Travelers often overfocus on the tool name and underfocus on the connection environment. In practice, that is backwards. A separate VPN matters differently on a local mainland network than it does on a roaming or travel-eSIM setup that already keeps your traffic outside mainland routes.
When a separate VPN matters more
If you will rely on a local mainland connection and you know the trip depends on foreign services that are often unreliable there, then a separate VPN or comparable workaround becomes much more relevant. This is especially true for work travelers, long stays, and people whose daily communication or authentication chain sits on restricted services.
The risk is not only that you cannot open one familiar app. The larger risk is that your maps, messages, mail, file access, bank verification, or work login stack becomes brittle all at once.
When eSIM or roaming may reduce the problem
For many short-stay tourists, international roaming or a travel eSIM can already solve much of the access problem without adding a separate VPN app. This is one reason those options are so attractive for first-time visitors who want simplicity and continuity with their normal apps.
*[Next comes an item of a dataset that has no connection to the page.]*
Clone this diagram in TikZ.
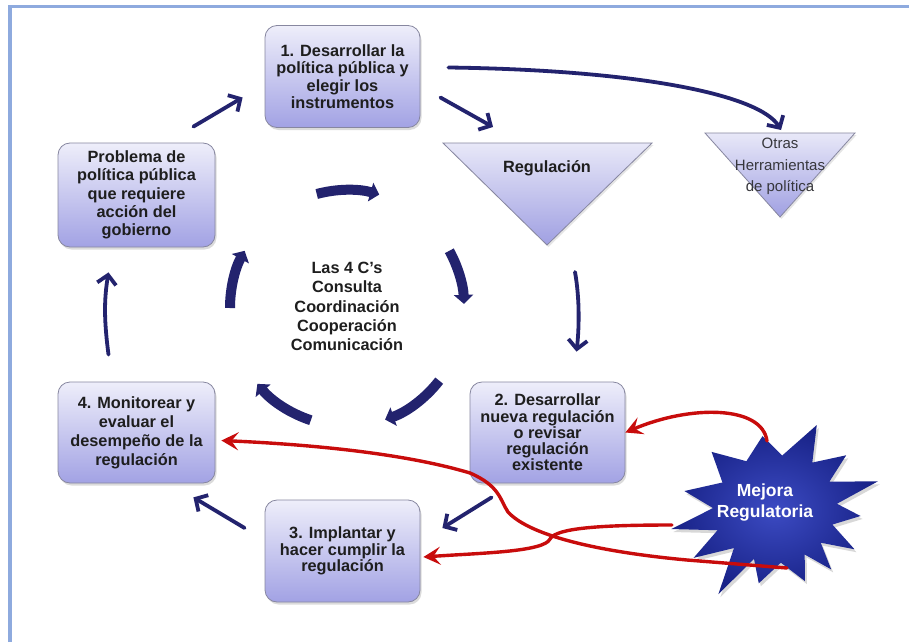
\documentclass[tikz,border=0pt]{standalone}
\usepackage{fontspec}
\setmainfont{Liberation Sans}
\usetikzlibrary{arrows.meta,calc,shadows}
\definecolor{navy}{RGB}{35,35,110}
\definecolor{redc}{RGB}{200,12,12}
\definecolor{frameblue}{RGB}{142,170,222}
\definecolor{boxtop}{RGB}{238,238,250}
\definecolor{boxbot}{RGB}{162,162,228}
\definecolor{boxline}{RGB}{135,135,160}
\definecolor{tritop}{RGB}{232,232,248}
\definecolor{tribot}{RGB}{160,160,226}
\definecolor{txt}{RGB}{30,30,30}
\definecolor{starin}{RGB}{60,75,195}
\definecolor{starout}{RGB}{24,34,135}
\tikzset{
  box/.style={draw=boxline, line width=0.8pt, rounded corners=12pt,
    top color=boxtop, bottom color=boxbot, align=center, text=txt,
    minimum width=155pt, minimum height=102pt, inner sep=0pt,
    drop shadow={opacity=0.28, shadow xshift=1.5pt, shadow yshift=-2.5pt}},
  bx/.style={font=\bfseries\fontsize{16.3}{#1}\selectfont},
  tri/.style={draw=boxline, line width=0.8pt, top color=tritop, bottom color=tribot,
    drop shadow={opacity=0.2, shadow xshift=1.5pt, shadow yshift=-2pt}},
  barrow/.style={draw=navy, line width=3.8pt, line cap=round,
    -{Straight Barb[length=9pt,width=19pt]}},
  cyc/.style={draw=navy, line width=10pt, -{Triangle[length=9pt,width=19pt]}},
  rarrow/.style={draw=redc, line width=3.4pt, line cap=round,
    -{Stealth[length=17pt,width=18pt,inset=7pt]}},
}
\begin{document}
\begin{tikzpicture}[x=1pt,y=-1pt]
\useasboundingbox (0,0) rectangle (909,642);
\fill[white] (0,0) rectangle (909,642);
% frame
\draw[frameblue, line width=3.5pt] (10,642) -- (10,6.5) -- (909,6.5);

% boxes
\node[box, bx=17.5] (b1) at (342.5,76.5) {1. Desarrollar la\\pol\'itica p\'ublica y\\elegir los\\instrumentos};
\node[box, bx=18.3, minimum width=157pt, minimum height=104pt] (prob) at (136.5,195) {Problema de\\pol\'itica p\'ublica\\que requiere\\acci\'on del\\gobierno};
\node[box, bx=19, minimum width=157pt, minimum height=101pt] (b4) at (136.5,432.5) {4. Monitorear y\\evaluar el\\desempe\~no de la\\regulaci\'on};
\node[box, bx=16.3, minimum height=101pt] (b2) at (547.5,432.5) {2. Desarrollar\\nueva regulaci\'on\\o revisar\\regulaci\'on\\existente};
\node[box, bx=16.5] (b3) at (342.5,551) {3. Implantar y\\hacer cumplir la\\regulaci\'on};

% triangles
\coordinate (regA) at (443,143);
\coordinate (regB) at (652,143);
\coordinate (regC) at (547,245);
\path[tri] (regA) -- (regB) -- (regC) -- cycle;
\node[font=\bfseries\fontsize{16.3}{18}\selectfont, text=txt] (reg) at (547,168) {Regulaci\'on};
\coordinate (otA) at (705,133);
\coordinate (otB) at (855,133);
\coordinate (otC) at (780,217);
\path[tri] (otA) -- (otB) -- (otC) -- cycle;
\node[font=\fontsize{15}{21.5}\selectfont, text={rgb,255:red,55;green,55;blue,60}, align=center] (otras) at (780,166.5) {Otras\\Herramientas\\de pol\'itica};

% centre text
\node[font=\bfseries\fontsize{16.3}{19.3}\selectfont, text=txt, align=center] (cs) at (347,306.5) {Las 4 C's\\Consulta\\Coordinaci\'on\\Cooperaci\'on\\Comunicaci\'on};

% cycle arrows
\coordinate (cc) at (347,308);
\foreach \a/\b in {255/286, 331/358, 38/71, 108/140, 180/209}{
  \draw[cyc] ($(cc)+(\a:117 and 118)$) arc[start angle=\a, end angle=\b, x radius=117, y radius=118];
}

% blue connectors
\draw[barrow] ($(prob.north east)+(-22,-16)$) -- ($(b1.west)+(-22,21)$);
\draw[barrow] ($(b1.east)+(20,21)$) -- ($(regA)+(50,-16)$);
\draw[barrow] ($(b1.east)+(28,-9)$) .. controls (640,70) and (760,95) .. ($(otC)+(1,-87)$);
\draw[barrow] ($(regC)+(28,27)$) .. controls (580,300) and (579,330) .. ($(b2.north)+(29,-30)$);
\draw[barrow] ($(b2.south west)+(22,14)$) -- ($(b3.east)+(22,-23)$);
\draw[barrow] ($(b3.west)+(-20,-23)$) -- ($(b4.south east)+(-22,14)$);
\draw[barrow] ($(b4.north)+(-28,-27)$) .. controls (104,320) and (104,300) .. ($(prob.south)+(-28,25)$);

% star
\coordinate (sc) at (775,507);
\path[inner color=starin, outer color=starout,
      drop shadow={opacity=0.3, shadow xshift=2pt, shadow yshift=-3pt}]
  ($(sc)+(-63:92)$) -- ($(sc)+(-50:58)$) --
  ($(sc)+(-36:88)$) -- ($(sc)+(-25:60)$) --
  ($(sc)+(-14:106)$) -- ($(sc)+(-3:62)$) --
  ($(sc)+(6:86)$) -- ($(sc)+(17:60)$) --
  ($(sc)+(28:90)$) -- ($(sc)+(38:58)$) --
  ($(sc)+(48:84)$) -- ($(sc)+(58:56)$) --
  ($(sc)+(68:80)$) -- ($(sc)+(84:56)$) --
  ($(sc)+(102:78)$) -- ($(sc)+(112:56)$) --
  ($(sc)+(123:104)$) -- ($(sc)+(135:58)$) --
  ($(sc)+(148:96)$) -- ($(sc)+(158:62)$) --
  ($(sc)+(168:106)$) -- ($(sc)+(179:62)$) --
  ($(sc)+(190:92)$) -- ($(sc)+(205:58)$) --
  ($(sc)+(221:84)$) -- ($(sc)+(238:54)$) --
  ($(sc)+(260:72)$) -- ($(sc)+(278:52)$) -- cycle;
\node[font=\bfseries\fontsize{17.5}{21}\selectfont, text=white, align=center] (mejora) at (765,503) {Mejora\\Regulatoria};

% red connectors
\draw[rarrow] ($(mejora)+(2,-62)$) .. controls (762,405) and (690,405) .. (b2.east);
\draw[rarrow] ($(mejora)+(-93,22)$) .. controls (600,525) and (556,528) .. (550,539)
   .. controls (544,552) and (480,553) .. ($(b3.east)+(3,6)$);
\draw[rarrow] ($(mejora)+(22,65)$) -- (687,560) .. controls (600,552) and (530,536) .. (508,512)
   .. controls (500,500) and (500,486) .. (470,473) .. controls (400,452) and (300,444) .. ($(b4.east)+(6,8)$);
\end{tikzpicture}
\end{document}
That does not mean every roaming or eSIM product behaves identically. It means the practical sequence should be: choose the connection type first, test what that connection already gives you, and then decide whether anything essential is still missing.
Why this is still not a purely technical choice
Connectivity decisions in China sit inside a legal and policy environment that travelers should not treat casually. It is better to stay factual and conservative here: know that app availability can vary, know that official travel-advice pages acknowledge communication restrictions, and avoid building plans around assumptions you have not tested.
The practical goal for a traveler is not ideological purity. It is a stable communications setup that lets the trip function without last-minute improvisation.
What to do before arrival
Install and configure the tools you think you may need before entering mainland China. That includes maps, translation, tickets, payment apps, and any connection tools you plan to rely on. Do not assume app-store access, SMS verification, or account recovery will be equally easy once the trip is underway.
Also agree on a backup communications plan with family or work. A single pre-arranged channel that everyone knows how to reach is better than discovering in the moment that your usual stack has gaps.
What travelers still get wrong
The most common mistake is treating VPN as the only interesting decision. In reality, the bigger choice is often whether to use a local SIM, roaming, or a travel eSIM, because that changes the rest of the picture.
The second mistake is not testing. Whatever setup you choose, prove it early with the apps you actually need instead of assuming that a successful install means the system is ready.